Integrating flood risk reduction, river basin and resilience management in planning: A case study of Kristianstad, Sweden

This case study examines flood risk and river basin management in Kristianstad, Sweden, in terms of progress towards and barriers to adaptive river management.

Åse Johannessen / Published on 20 February 2015
Citation

Johannessen, Å. (2015). Integrating flood risk reduction, river basin and resilience management in planning: A case study of Kristianstad, Sweden. SEI Working Paper No. 2015-01.

The study was part of Baltic COMPASS, a project that aimed to improve environmental and agricultural policies and management practices across the Baltic Sea Region. Through interviews with 15 key stakeholders, a focus group discussion and a regional workshop, the case study examined flood risk management, river basin management and resilience management at both the national and local levels.

The results indicate that flood risk management remains too narrowly focused, on flood control in the city, neglecting aspects such as flood abatement in the river basin or flood alleviation downstream. Underlying this situation is a lack of cross-sectoral integration and synergy between the different sectors and communities of practice, e.g. in forestry, agriculture, environmental and urban planning, that could supplement flood protection strategies.

Integration is further hindered by the fact that the municipality’s mandate reaches only to the municipal border, and there is no river basin-wide governance structure focusing on water flows or floods, only on quality.

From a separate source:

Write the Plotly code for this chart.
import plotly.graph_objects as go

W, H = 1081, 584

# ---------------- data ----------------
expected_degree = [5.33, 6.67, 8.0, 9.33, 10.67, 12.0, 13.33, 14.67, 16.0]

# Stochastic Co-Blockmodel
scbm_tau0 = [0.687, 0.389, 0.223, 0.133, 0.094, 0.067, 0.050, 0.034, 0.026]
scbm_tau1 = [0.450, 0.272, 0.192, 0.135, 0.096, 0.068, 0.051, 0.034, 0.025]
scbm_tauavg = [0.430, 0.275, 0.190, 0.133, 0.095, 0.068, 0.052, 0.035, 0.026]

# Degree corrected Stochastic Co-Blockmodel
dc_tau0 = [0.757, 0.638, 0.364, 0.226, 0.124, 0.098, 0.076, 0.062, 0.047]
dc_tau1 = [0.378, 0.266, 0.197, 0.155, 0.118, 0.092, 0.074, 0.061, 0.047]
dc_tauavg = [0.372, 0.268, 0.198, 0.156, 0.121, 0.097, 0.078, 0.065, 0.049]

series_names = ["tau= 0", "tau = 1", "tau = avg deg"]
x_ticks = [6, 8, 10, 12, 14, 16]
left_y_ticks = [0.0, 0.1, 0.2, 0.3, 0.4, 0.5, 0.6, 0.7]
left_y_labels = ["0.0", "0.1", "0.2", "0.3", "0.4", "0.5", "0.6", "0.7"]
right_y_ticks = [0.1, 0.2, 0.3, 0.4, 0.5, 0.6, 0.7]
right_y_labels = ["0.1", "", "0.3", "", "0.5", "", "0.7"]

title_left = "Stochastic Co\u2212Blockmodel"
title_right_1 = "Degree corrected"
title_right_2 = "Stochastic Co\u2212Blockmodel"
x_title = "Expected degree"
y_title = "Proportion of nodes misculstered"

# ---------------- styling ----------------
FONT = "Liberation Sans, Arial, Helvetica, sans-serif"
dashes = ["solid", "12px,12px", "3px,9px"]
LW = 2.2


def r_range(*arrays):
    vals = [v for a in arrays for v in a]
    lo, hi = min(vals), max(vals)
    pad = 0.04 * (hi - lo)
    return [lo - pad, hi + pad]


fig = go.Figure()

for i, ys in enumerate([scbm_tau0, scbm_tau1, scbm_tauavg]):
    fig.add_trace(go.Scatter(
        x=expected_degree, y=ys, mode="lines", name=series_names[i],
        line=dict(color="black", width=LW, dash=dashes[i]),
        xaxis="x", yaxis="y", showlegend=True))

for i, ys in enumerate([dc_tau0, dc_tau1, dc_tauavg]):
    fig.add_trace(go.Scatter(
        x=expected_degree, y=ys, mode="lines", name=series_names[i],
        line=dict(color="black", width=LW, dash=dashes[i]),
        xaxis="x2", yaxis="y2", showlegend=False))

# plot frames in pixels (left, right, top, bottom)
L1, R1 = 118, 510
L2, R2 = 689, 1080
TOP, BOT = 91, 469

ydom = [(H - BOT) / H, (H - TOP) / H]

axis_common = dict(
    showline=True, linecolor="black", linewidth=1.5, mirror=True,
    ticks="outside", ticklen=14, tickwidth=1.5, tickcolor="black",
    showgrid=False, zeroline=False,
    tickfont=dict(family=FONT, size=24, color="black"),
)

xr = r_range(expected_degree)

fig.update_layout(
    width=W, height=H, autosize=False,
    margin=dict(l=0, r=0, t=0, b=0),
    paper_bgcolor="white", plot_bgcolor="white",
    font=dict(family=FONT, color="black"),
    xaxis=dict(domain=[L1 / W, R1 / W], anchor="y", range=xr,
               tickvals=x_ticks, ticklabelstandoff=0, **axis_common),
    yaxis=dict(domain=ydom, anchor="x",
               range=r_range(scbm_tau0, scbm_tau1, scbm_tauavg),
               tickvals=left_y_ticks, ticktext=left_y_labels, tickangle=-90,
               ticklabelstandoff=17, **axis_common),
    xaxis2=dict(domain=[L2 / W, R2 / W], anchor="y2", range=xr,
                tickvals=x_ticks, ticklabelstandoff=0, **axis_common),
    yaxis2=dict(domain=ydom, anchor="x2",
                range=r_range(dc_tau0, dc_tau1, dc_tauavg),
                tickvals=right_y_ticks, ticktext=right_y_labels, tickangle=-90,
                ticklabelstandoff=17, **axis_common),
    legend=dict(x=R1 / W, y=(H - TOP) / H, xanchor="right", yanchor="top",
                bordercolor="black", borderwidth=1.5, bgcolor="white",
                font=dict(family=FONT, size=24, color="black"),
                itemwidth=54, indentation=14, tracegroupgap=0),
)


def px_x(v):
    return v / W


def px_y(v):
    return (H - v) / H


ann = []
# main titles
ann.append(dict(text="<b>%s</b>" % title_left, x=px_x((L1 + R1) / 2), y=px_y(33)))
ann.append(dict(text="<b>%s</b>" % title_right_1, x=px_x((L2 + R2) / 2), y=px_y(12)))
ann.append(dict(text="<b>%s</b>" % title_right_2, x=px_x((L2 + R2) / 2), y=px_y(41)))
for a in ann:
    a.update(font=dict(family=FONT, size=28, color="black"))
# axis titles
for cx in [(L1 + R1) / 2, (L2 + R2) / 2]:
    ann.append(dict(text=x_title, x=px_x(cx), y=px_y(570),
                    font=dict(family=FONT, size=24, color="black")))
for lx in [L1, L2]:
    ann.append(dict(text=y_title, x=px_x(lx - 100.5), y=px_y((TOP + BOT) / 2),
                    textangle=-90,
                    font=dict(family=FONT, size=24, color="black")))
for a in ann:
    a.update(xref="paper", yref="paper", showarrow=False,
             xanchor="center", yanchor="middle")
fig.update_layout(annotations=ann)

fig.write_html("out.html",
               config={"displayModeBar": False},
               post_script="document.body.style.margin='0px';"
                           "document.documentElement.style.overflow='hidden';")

This means that there is no governance or management framework for activities which increase flows downstream, and no active coordinated investment in flood retaining activities, such as rehabilitating the catchment and compensation to farmers’ land use to dampen flood peaks.

At the same time, the legal instruments for water flows, i.e. centred on the joint property societies who operate them, are very inflexible and outdated. There are potential synergies between the future implementation of the EU Water Framework Directive (WFD) and the EU Flood Directive, but currently it is unclear how plans for integration will be implemented in practice. However, there is increasing alignment between risk managers and urban planners in Kristianstad, emerging from local dialogue and learning.

Extending the lessons from Kristianstad to all of Sweden will require an active political process that recognizes growing risks due to climate change and highlights the value of ecosystem services.